As recent as four or five years ago, I would’ve regarded myself as very much on the left, and while I’m a long way from the right (I remain contemptuous of IDS and Gideon), I do feel somewhat stranded at the moment – a bit like one of those athletes in the Olympics who fly under no flag. Politically, I’m stateless. The humourless, censorious finger-wagging serial banners that have taken control of the left are to me no different from the Whitehouse/Muggeridge/Longford collective that once operated from a similar standpoint on the right. It matters not to me which side of the political divide these attitudes inhabit; they go against so many of my core beliefs, and if it is the left that currently exercise these restrictions of freedom of thought and speech, f**k ‘em. I reserve the right to criticise whoever I want to, whichever party of whichever colour they represent. And I can do that without resorting to name-calling Hate Crime.

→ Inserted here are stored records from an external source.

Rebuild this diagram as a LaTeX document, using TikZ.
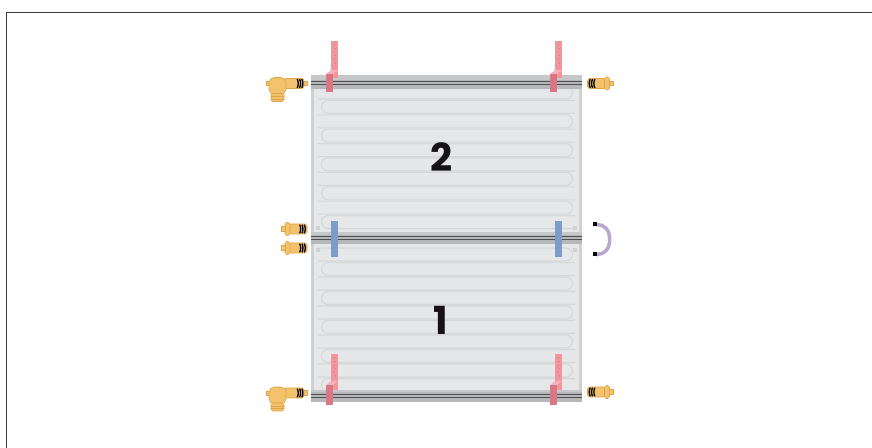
\documentclass[tikz,border=0pt]{standalone}
\usepackage{fontspec}
\newfontfamily\numfont{Poppins}
\definecolor{framecol}{HTML}{3A3A3C}
\definecolor{panelfill}{HTML}{E6E7E9}
\definecolor{paneledge}{HTML}{CFD0D2}
\definecolor{channel}{HTML}{D6D7D9}
\definecolor{railfill}{HTML}{B6B7B9}
\definecolor{raillight}{HTML}{C6C7C9}
\definecolor{raildark}{HTML}{4E4E50}
\definecolor{pinkstrip}{HTML}{F3959D}
\definecolor{pinkblock}{HTML}{DB7784}
\definecolor{pinkfold}{HTML}{F6B0B6}
\definecolor{pinkdot}{HTML}{9C8C8E}
\definecolor{bluebar}{HTML}{7B9DC8}
\definecolor{brass}{HTML}{F2C26C}
\definecolor{brassedge}{HTML}{E0A24A}
\definecolor{loopcol}{HTML}{B9A7CD}
\definecolor{numcol}{HTML}{161216}
\tikzset{
  brasspart/.style={fill=brass, draw=brassedge, line width=0.35pt},
  ring/.style={draw=black, line width=0.75pt},
  chan/.style={draw=channel, line width=0.6pt},
  darkline/.style={draw=raildark, line width=0.6pt},
  numlabel/.style={font=\numfont\bfseries\fontsize{22}{22}\selectfont, text=numcol, inner sep=0pt},
  % straight push-in fitting, rings at the origin, body running to +x
  straightfit/.pic={
    \path[brasspart, rounded corners=1] (0,-5) rectangle (18,5);
    \path[brasspart, rounded corners=1] (17,-6.5) rectangle (22,6.5);
    \path[brasspart] (22,-2.3) rectangle (25.5,2.3);
    \foreach \r in {2,4.3,6.6}
      \draw[ring] (\r+0.8,-4.3) .. controls (\r-0.6,-2) and (\r-0.6,2) .. (\r+0.8,4.3);
  },
  % elbow fitting, tube end at the origin, elbow to -x
  elbowfit/.pic={
    \path[brasspart] (-4,-2.2) rectangle (0,2.2);
    \path[brasspart, rounded corners=1] (-23,-5) rectangle (-3,5);
    \foreach \r in {-9,-6.7,-4.4}
      \draw[ring] (\r-0.8,-4.3) .. controls (\r+0.6,-2) and (\r+0.6,2) .. (\r-0.8,4.3);
    \path[brasspart] (-41,-2) rectangle (-37,2);
    \path[brasspart, rounded corners=3] (-38,-6) rectangle (-21,11);
    \path[brasspart, rounded corners=1] (-36,10) rectangle (-23,18);
    \draw[brassedge, line width=0.3pt] (-36,13) -- (-23,13) (-36,15.5) -- (-23,15.5);
  }
}
\begin{document}
\begin{tikzpicture}[x=0.02cm, y=-0.02cm]
\useasboundingbox (0,0) rectangle (872,448);
\clip (0,0) rectangle (872,448);

% outer frame
\draw[framecol, line width=0.85pt] (6.5,12.5) rectangle (900,480);

% ---- panel 2 (upper) ----
\path[fill=paneledge] (311,86) rectangle (582,234);
\path[fill=panelfill] (314,86) rectangle (579,232);
\begin{scope}
  \clip (314,89) rectangle (579,232);
  \foreach \i in {0,...,9} {
    \pgfmathsetmacro\yt{86+14.4*\i}
    \pgfmathsetmacro\yb{\yt+13}
    \ifodd\i
      \draw[chan] (575,\yt) -- (328,\yt) arc[start angle=270, end angle=90, radius=6.5] -- (575,\yb);
    \else
      \draw[chan] (318,\yt) -- (566,\yt) arc[start angle=270, end angle=450, radius=6.5] -- (318,\yb);
    \fi
  }
\end{scope}

% ---- panel 1 (lower) ----
\path[fill=paneledge] (311,242) rectangle (582,391);
\path[fill=panelfill] (314,244) rectangle (579,391);
\begin{scope}
  \clip (314,244) rectangle (579,390);
  \foreach \i in {0,...,9} {
    \pgfmathsetmacro\yt{248+14.5*\i}
    \pgfmathsetmacro\yb{\yt+13}
    \ifodd\i
      \draw[chan] (575,\yt) -- (328,\yt) arc[start angle=270, end angle=90, radius=6.5] -- (575,\yb);
    \else
      \draw[chan] (318,\yt) -- (566,\yt) arc[start angle=270, end angle=450, radius=6.5] -- (318,\yb);
    \fi
  }
\end{scope}

% small corner studs next to the middle rail
\foreach \x in {316,573} {
  \path[fill=paneledge] (\x,226) rectangle (\x+4,230);
  \path[fill=paneledge] (\x,248) rectangle (\x+4,252);
}

% ---- rails ----
\path[fill=railfill] (311,75) rectangle (582,89);
\path[fill=raillight] (311,75) rectangle (582,80);
\draw[darkline] (311,81.5) -- (582,81.5) (311,84.5) -- (582,84.5);

\path[fill=railfill] (311,232) rectangle (582,244);
\path[fill=raillight] (311,232) rectangle (582,235);
\draw[darkline] (311,236.8) -- (582,236.8) (311,239.8) -- (582,239.8);

\path[fill=railfill] (311,390) rectangle (582,402);
\path[fill=raillight] (311,390) rectangle (582,392.5);
\draw[darkline] (311,394.3) -- (582,394.3) (311,397.8) -- (582,397.8);

% ---- heating cables (pink) ----
\foreach \x/\ya/\yb/\ba/\bb in {331/41/78/72/92, 555/41/78/72/92, 331/354/390/383/405, 555/354/390/383/405} {
  \path[fill=pinkstrip] (\x,\ya) rectangle (\x+7,\yb);
  \foreach \k in {0,...,5}
    \fill[pinkdot] ({\x+3.2+1.3*mod(\k,2)},{\ya+4+3.6*\k}) circle[radius=0.55];
  \path[fill=pinkfold] (\x-5,\ba+2.5) -- (\x,\ba-2) -- (\x+7,\ba-2) -- (\x+2,\ba+2.5) -- cycle;
  \path[fill=pinkblock] (\x-5,\ba+2.5) rectangle (\x+2,\bb);
}

% ---- blue connectors across the middle rail ----
\path[fill=bluebar] (331,221) rectangle (338,257);
\path[fill=bluebar] (555,221) rectangle (562,257);

% ---- fittings ----
\pic at (307,83.5) {elbowfit};
\pic at (307,393) {elbowfit};
\pic at (587.5,83.5) {straightfit};
\pic at (587.5,392) {straightfit};
\pic[xscale=-1] at (307,229) {straightfit};
\pic[xscale=-1] at (307,248) {straightfit};

% ---- return loop ----
\draw[loopcol, line width=2pt, rounded corners=7] (596,224.5) -- (609.5,224.5) -- (609.5,254.5) -- (596,254.5);
\fill[black] (593,222.5) rectangle (597,226.5);
\fill[black] (593,252.5) rectangle (597,256.5);

% ---- panel numbers ----
\node[numlabel] (n2) at (442,157) {2};
\node[numlabel] (n1) at (441,320) {1};
\end{tikzpicture}
\end{document}
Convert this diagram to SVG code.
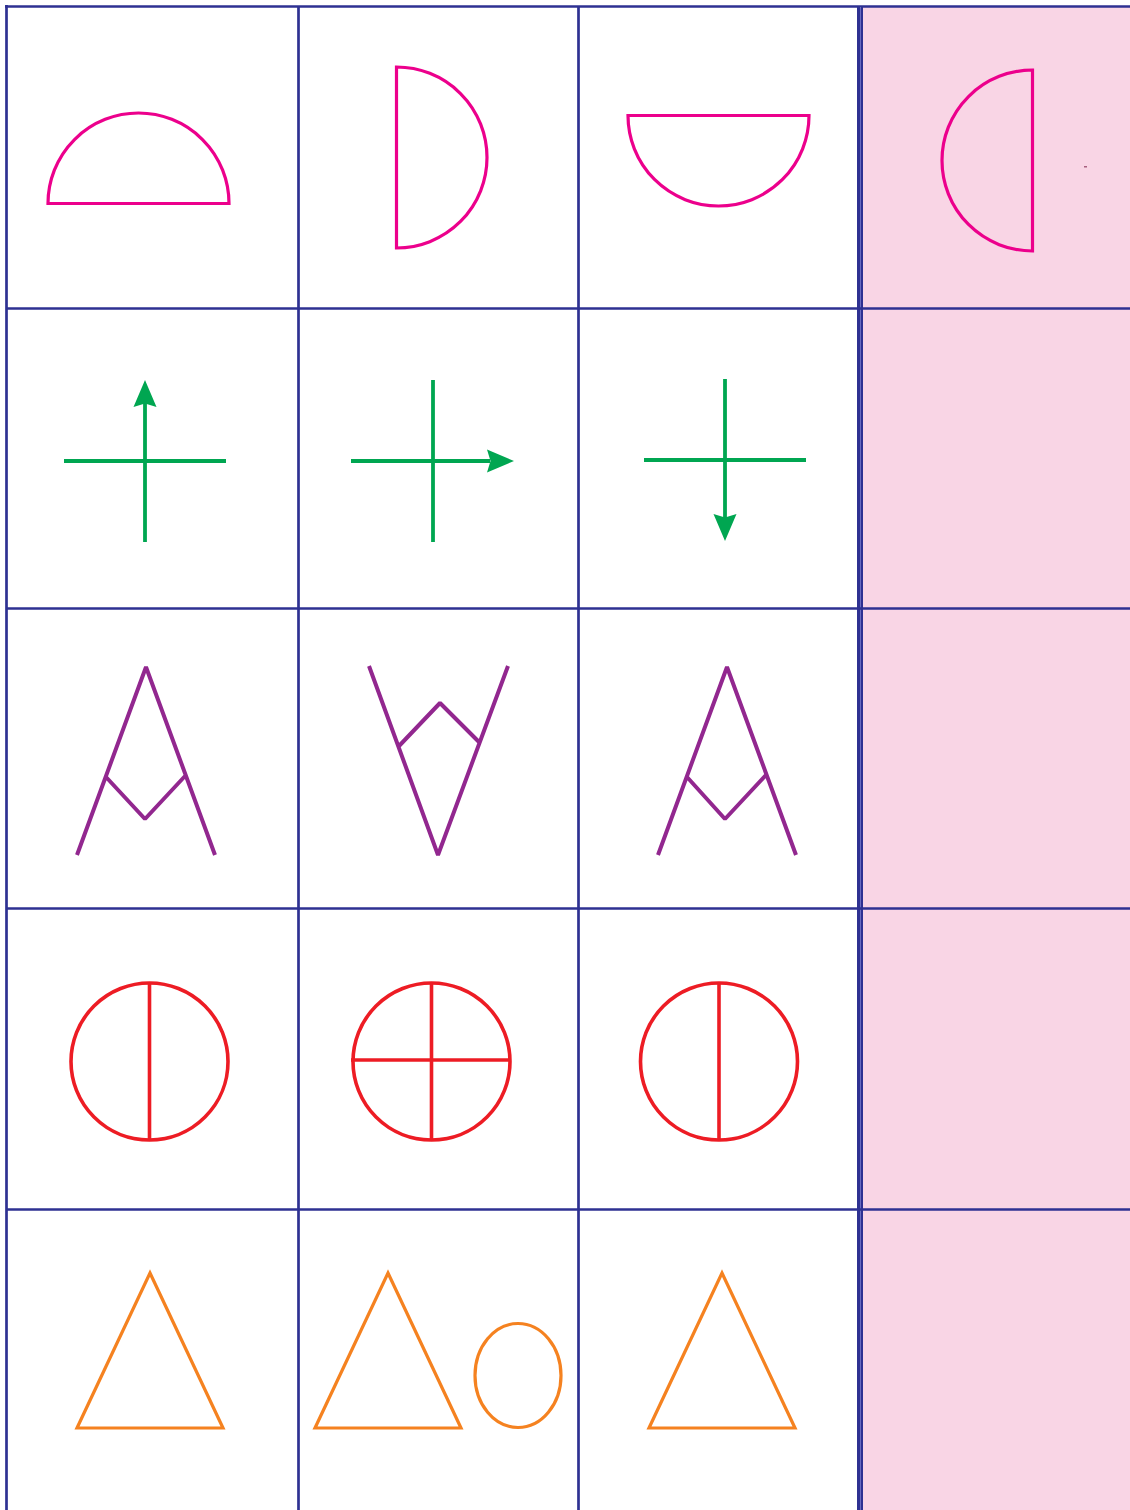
<svg xmlns="http://www.w3.org/2000/svg" width="1130" height="1510" viewBox="0 0 1130 1510">
<style>
.grid{stroke:#2e3192;stroke-width:2.7;fill:none}
.mag{stroke:#ec008c;stroke-width:3.2;fill:none}
.grn{stroke:#00a651;stroke-width:3.8;fill:none}
.gh{fill:#00a651}
.pur{stroke:#92278f;stroke-width:4;fill:none;stroke-linejoin:bevel}
.red{stroke:#ed1c24;stroke-width:3.6;fill:none}
.org{stroke:#f58220;stroke-width:3.2;fill:none}
</style>
<rect x="0" y="0" width="1130" height="1510" fill="#ffffff"/>
<rect x="862" y="7" width="268" height="1503" fill="#f9d5e5"/>
<g id="grid">
<line class="grid" x1="6.5" y1="5" x2="6.5" y2="1510" stroke-width="3"/>
<line class="grid" x1="5" y1="6.5" x2="1130" y2="6.5" stroke-width="3"/>
<line class="grid" x1="298.5" y1="7" x2="298.5" y2="1510"/>
<line class="grid" x1="578.5" y1="7" x2="578.5" y2="1510"/>
<rect x="857" y="7" width="6" height="1503" fill="#2e3192"/>
<line x1="860.5" y1="7" x2="860.5" y2="1510" stroke="#6a6cc0" stroke-width="1"/>
<line class="grid" x1="7" y1="308.5" x2="1130" y2="308.5"/>
<line class="grid" x1="7" y1="608.5" x2="1130" y2="608.5"/>
<line class="grid" x1="7" y1="908.5" x2="1130" y2="908.5"/>
<line class="grid" x1="7" y1="1209.5" x2="1130" y2="1209.5"/>
</g>
<g id="semicircle-up"><path class="mag" d="M48,203.5 A90.5,90.5 0 0 1 229,203.5 Z"/></g>
<g id="semicircle-right"><path class="mag" d="M396.5,67 A90.5,90.5 0 0 1 396.5,248 Z"/></g>
<g id="semicircle-down"><path class="mag" d="M628,115.5 A90.5,90.5 0 0 0 809,115.5 Z"/></g>
<g id="semicircle-left"><path class="mag" d="M1032.5,70 A90.5,90.5 0 0 0 1032.5,251 Z"/></g>
<g id="dot"><rect x="1084" y="166" width="3" height="1.5" fill="#a8607f"/></g>
<g id="cross-up">
<line class="grn" x1="64" y1="461" x2="226" y2="461"/>
<line class="grn" x1="145" y1="542" x2="145" y2="403"/>
<path class="gh" d="M145,380 L156.5,407 L145,403.5 L133.5,407 Z"/>
</g>
<g id="cross-right">
<line class="grn" x1="433" y1="380" x2="433" y2="542"/>
<line class="grn" x1="351" y1="461" x2="490" y2="461"/>
<path class="gh" d="M514,461 L487,449.5 L490.5,461 L487,472.5 Z"/>
</g>
<g id="cross-down">
<line class="grn" x1="644" y1="460" x2="806" y2="460"/>
<line class="grn" x1="725" y1="379" x2="725" y2="518"/>
<path class="gh" d="M725,541 L713.5,514 L725,517.5 L736.5,514 Z"/>
</g>
<g id="chevron-a1"><path class="pur" d="M77,855 L146,667 L215,855 M106,777 L145,819 L186,775"/></g>
<g id="chevron-v"><path class="pur" d="M369,666 L438,855 L508,666 M399,746 L440,703 L479,742"/></g>
<g id="chevron-a2"><path class="pur" d="M658,855 L727,667 L796,855 M687,777 L725,819 L766,775"/></g>
<g id="circle-half1">
<circle class="red" cx="149.5" cy="1061.5" r="78.5"/>
<line class="red" x1="149.5" y1="983" x2="149.5" y2="1140"/>
</g>
<g id="circle-quarters">
<circle class="red" cx="431.5" cy="1061.5" r="78.5"/>
<line class="red" x1="431.5" y1="983" x2="431.5" y2="1140"/>
<line class="red" x1="351" y1="1060" x2="511" y2="1060"/>
</g>
<g id="circle-half2">
<circle class="red" cx="719" cy="1061.5" r="78.5"/>
<line class="red" x1="719" y1="983" x2="719" y2="1140"/>
</g>
<g id="triangle1"><path class="org" d="M150,1273 L223,1428 L77,1428 Z"/></g>
<g id="triangle-oval">
<path class="org" d="M388,1273 L461,1428 L315,1428 Z"/>
<ellipse class="org" cx="518" cy="1375.5" rx="43" ry="52"/>
</g>
<g id="triangle3"><path class="org" d="M722,1273 L795,1428 L649,1428 Z"/></g>
</svg>
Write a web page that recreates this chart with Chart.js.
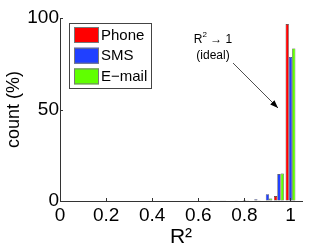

One of the unfortunate offshoots of being told what one cannot think or say is that it creates a vacuum for rational and sensible debate, one that is then filled by the egotistical gobshites and professional contrarians who love the sound of their own voices – the kind that don’t possess the intelligence or humour of a Christopher Hitchens. As these are then perceived as the only ones who express an alternative opinion to the consensus, anyone who harbours an alternative is inevitably lumped in with them. I detest Hopkins as much as I detest Abbott, so where do I go? I may have voted Lib Dem at the last two General Elections, but that was for a decent constituency MP rather than any party allegiance, and Old Mother Cable carping on about a rerun of the EU Referendum is about as relevant to me today as calling for a repeal of the Corn Laws.
Equality cuts both ways; it doesn’t mean usurping those who kept minorities oppressed and then oppressing the usurped. It should mean everyone – whatever their political persuasion – being on a level playing field and all voices being heard. But, politically, it doesn’t work that way anymore than the Tsar being ultimately superseded by Stalin meant the Romanov’s palaces were burned to the ground and the ruling class of Bolsheviks set up home in a community of garden sheds. The aphrodisiac of power is as appealing to those who don’t have it as those reluctant to let it go; and I’ll still be out in the wilderness whichever side grabs it. In 2017, however, I think the wilderness is the most interesting place to be.